As some of you know, I’ve always been pretty critical of quantitative risk frameworks for information security, especially the Annualized Loss Expectancy (ALE) model taught in most of the infosec books. It isn’t that I think quantitative is bad, or that qualitative is always materially better, but I’m not a fan of funny math.

Let’s take ALE. The key to the model is that your annual predicted losses are the losses from a single event, times the annual rate of occurrence. This works well for some areas, such as shrinkage and laptop losses, but is worthless for most of information security. Why? Because we don’t have any way to measure the value of information assets.

Oh, sure, there are plenty of models out there that fake their way through this, but I’ve never seen one that is consistent, accurate, and measurable. The closest we get is Lindstrom’s Razor, which states that the value of an asset is at least as great as the cost of the defenses you place around it. (I consider that an implied or assumed value, which may bear no correlation to the real value).

I’m really only asking for one thing out of a valuation/loss model:

The losses predicted by a risk model before an incident should equal, within a reasonable tolerance, those experienced after an incident.
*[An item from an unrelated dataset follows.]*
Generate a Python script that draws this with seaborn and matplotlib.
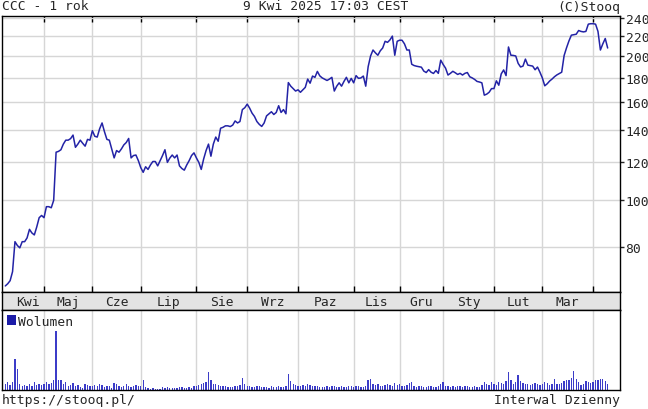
import matplotlib
matplotlib.use('Agg')
import numpy as np
import pandas as pd
import matplotlib.pyplot as plt
import seaborn as sns
from matplotlib.patches import Patch
from matplotlib.ticker import NullLocator

# month labels and trading-day index where each month starts
months = ['Kwi', 'Maj', 'Cze', 'Lip', 'Sie', 'Wrz', 'Paz', 'Lis', 'Gru', 'Sty', 'Lut', 'Mar']
month_starts = [16, 36, 56, 79, 100, 121, 144, 163, 181, 202, 222, 243]
price_ticks = [80, 100, 120, 140, 160, 180, 200, 220, 240]

# daily close (Apr 2024 .. Apr 2025)
close_apr24 = [66.3, 67, 68, 71, 82, 80.5, 79.6, 82, 82, 83.5, 87, 85.5, 84.7, 88, 92, 93]
close_may = [92, 97, 97, 96.5, 100, 126, 126.5, 127.5, 131, 133.5, 133.5, 134.5, 136.8, 129, 131,
             133.5, 131.5, 129.7, 134, 133.5]
close_jun = [139.7, 136, 135.5, 141, 145, 139, 134, 133.5, 128, 122.6, 127, 126, 128, 130.5, 132,
             134.6, 122.6, 124, 124.3, 121]
close_jul = [117, 114.4, 117.5, 116, 118.5, 120.5, 120.5, 118, 121, 124, 127.5, 120, 122.5, 124.3,
             122.6, 124.3, 118, 116.5, 115.6, 118.5, 121, 124, 125.6]
close_aug = [122.6, 120, 116, 122, 127, 131, 123.6, 131, 135.5, 132.8, 141.4, 142, 143, 143, 142.5,
             143.5, 146.4, 145, 146, 154.6, 156]
close_sep = [158.7, 155.7, 152, 149.6, 146, 144, 142.6, 145, 150, 151.5, 153, 151, 152.5, 157.5,
             152.5, 154.6, 151.5, 176, 173, 171, 169]
close_oct = [170, 168, 170, 172, 179, 175.5, 181.6, 180.5, 185.7, 181.8, 180, 178.9, 177.8, 179,
             180.5, 169, 173, 175.8, 173, 177, 180.5, 175.8, 179.6]
close_nov = [175.8, 182, 179.6, 180, 181.6, 173, 190, 200, 205.8, 203, 200.7, 205, 207.8, 214.6,
             213.5, 216, 220, 200.7, 214.6]
close_dec = [215.7, 215.7, 212, 205.8, 205.8, 192.2, 191, 190.4, 190, 189.5, 186, 184.7, 187.3, 185,
             183.9, 186.5, 184, 196]
close_jan = [192, 188.6, 182.5, 184, 185.8, 184.5, 183, 184, 182.5, 184, 184.7, 181, 180, 178.7,
             177, 176.5, 175.8, 165.7, 166.5, 168, 171]
close_feb = [171, 177.5, 173.8, 183.5, 187, 182, 208.8, 200.7, 200.5, 200, 193, 189.7, 190.5, 197,
             191.4, 191, 190.5, 187.2, 189.6, 185]
close_mar = [180, 173.3, 175, 177.3, 179, 181, 182.6, 183.8, 185, 200.4, 208, 215, 221, 221.5, 222,
             226, 225, 224.5, 225, 233, 233.5]
close_apr25 = [233.5, 233, 225, 205.8, 212, 217.5, 207.8]

# daily volume (thousands)
vol_apr24 = [300, 380, 260, 420, 1570, 1060, 300, 180, 250, 200, 320, 180, 380, 260, 300, 240]
vol_may = [280, 420, 300, 350, 480, 2940, 520, 500, 300, 380, 200, 260, 350, 180, 260, 140, 100,
           320, 260, 220]
vol_jun = [180, 240, 200, 300, 260, 150, 180, 200, 120, 340, 280, 200, 160, 180, 300, 200, 140,
           220, 250, 180]
vol_jul = [200, 480, 150, 80, 60, 90, 50, 70, 60, 140, 120, 160, 100, 90, 120, 110, 150, 130, 90,
           110, 140, 120, 200]
vol_aug = [180, 250, 320, 350, 400, 910, 500, 300, 280, 260, 220, 200, 180, 160, 160, 170, 200,
           220, 250, 610, 300]
vol_sep = [220, 180, 160, 140, 200, 180, 160, 150, 130, 120, 180, 160, 150, 200, 170, 150, 180,
           810, 450, 300, 250]
vol_oct = [220, 180, 260, 200, 300, 250, 200, 180, 220, 170, 150, 160, 200, 140, 180, 220, 160,
           150, 200, 170, 160, 180, 200]
vol_nov = [150, 180, 200, 160, 140, 200, 520, 560, 300, 250, 280, 220, 200, 260, 300, 240, 220,
           330, 250]
vol_dec = [300, 220, 180, 250, 330, 400, 220, 150, 180, 200, 170, 150, 220, 180, 130, 160, 200, 320]
vol_jan = [400, 180, 220, 160, 200, 150, 180, 200, 160, 220, 180, 150, 170, 200, 160, 150, 250,
           420, 300, 250, 380]
vol_feb = [300, 250, 420, 350, 300, 450, 910, 500, 300, 380, 760, 450, 350, 300, 280, 250, 300,
           330, 280, 250]
vol_mar = [300, 420, 350, 250, 300, 560, 300, 280, 350, 450, 500, 480, 620, 960, 550, 420, 250,
           300, 450, 400, 350]
vol_apr25 = [400, 480, 520, 560, 540, 450, 300]

close = (close_apr24 + close_may + close_jun + close_jul + close_aug + close_sep + close_oct
         + close_nov + close_dec + close_jan + close_feb + close_mar + close_apr25)
volume = (vol_apr24 + vol_may + vol_jun + vol_jul + vol_aug + vol_sep + vol_oct
          + vol_nov + vol_dec + vol_jan + vol_feb + vol_mar + vol_apr25)

df = pd.DataFrame({'day': np.arange(len(close)), 'close': close, 'volume': volume})

sns.set_style('white')
plt.rcParams['font.family'] = ['DejaVu Sans Mono', 'DejaVu Sans']
plt.rcParams['font.size'] = 9.4

W, H = 648, 410
x0, x1 = 2, 620
xlim = (-1.36, 254.1)
grid_col = '#d6d6d6'

fig = plt.figure(figsize=(W / 100, H / 100), dpi=100)
ax = fig.add_axes([x0 / W, 1 - 293 / H, (x1 - x0) / W, 276 / H])
band = fig.add_axes([x0 / W, 1 - 311 / H, (x1 - x0) / W, 18 / H])
axv = fig.add_axes([x0 / W, 1 - 391 / H, (x1 - x0) / W, 80 / H])

# price panel
sns.lineplot(data=df, x='day', y='close', ax=ax, color='#2323a6', linewidth=1.1)
ax.set_yscale('log')
ax.set_ylim(64.4, 242.3)
ax.set_xlim(*xlim)
ax.set_yticks(price_ticks)
ax.set_yticklabels([str(t) for t in price_ticks])
ax.yaxis.set_minor_locator(NullLocator())
ax.yaxis.tick_right()
ax.set_xticks(month_starts)
ax.set_xticklabels([])
ax.tick_params(axis='x', direction='in', top=True, bottom=True, length=4, width=1, color='black')
ax.tick_params(axis='y', direction='out', right=True, left=False, length=3, width=1, pad=1,
               labelsize=9.4)
ax.grid(True, color=grid_col, linewidth=1.0)
ax.set_xlabel('')
ax.set_ylabel('')

# month band
band.set_facecolor('#e3e3e3')
band.set_xlim(*xlim)
band.set_ylim(0, 1)
band.set_xticks([])
band.set_yticks([])
edges = [3] + month_starts
for name, a, b in zip(months, edges[:-1], edges[1:]):
    band.text((a + b) / 2, 0.45, name, ha='center', va='center', fontsize=9.4)

# volume panel
sns.barplot(data=df, x='day', y='volume', ax=axv, native_scale=True, color='#3c3cc8',
            width=0.55, errorbar=None, saturation=1, linewidth=0)
axv.set_xlim(*xlim)
axv.set_ylim(0, 4000)
axv.set_yticks([])
axv.set_xticks(month_starts)
axv.set_xticklabels([])
axv.tick_params(axis='x', length=0)
axv.grid(True, axis='x', color=grid_col, linewidth=1.0)
axv.set_xlabel('')
axv.set_ylabel('')
axv.legend(handles=[Patch(facecolor='#1c1ca8', edgecolor='none', label='Wolumen')],
           loc='upper left', frameon=False, handlelength=0.7, handleheight=0.7,
           handletextpad=0.2, borderaxespad=0.15, borderpad=0.2, fontsize=9.4)

for a in (ax, band, axv):
    for s in a.spines.values():
        s.set_color('black')
        s.set_linewidth(1.0)
        s.set_visible(True)

# header / footer
fig.text(x0 / W, 1 - 7 / H, 'CCC - 1 rok', ha='left', va='center')
fig.text(326 / W, 1 - 7 / H, '9 Kwi 2025 17:03 CEST', ha='center', va='center')
fig.text(x1 / W, 1 - 7 / H, '(C)Stooq', ha='right', va='center')
fig.text(x0 / W, 1 - 401 / H, 'https://stooq.pl/', ha='left', va='center')
fig.text(x1 / W, 1 - 401 / H, 'Interwal Dzienny', ha='right', va='center')

fig.savefig('out.png', dpi=100)
plt.close(fig)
In other words, if you state that X asset has $Y value, when you experience a breach or incident involving X, you should experience $Y + (response costs) losses. I added, “within a reasonable tolerance” since I don’t think we need complete accuracy, but we should at least be in the ballpark. You’ll notice this also means we need a framework, process, and metrics to accurately measure losses after an incident.

If someone comes into my home and steals my TV, I know how much it costs to replace it. If they take a work of art, maybe there’s an insurance value or similar investment/replacement cost (likely based on what I paid for it). If they steal all my family photos? Priceless – since they are impossible to replace and I can’t put a dollar sign on their personal value. What if they come in and make a copy of my TV, but don’t steal it? Er… Umm… Ugh.

I don’t think this is an unreasonable position, but I have yet to see a risk framework with a value/loss model that meets this basic requirement for information assets.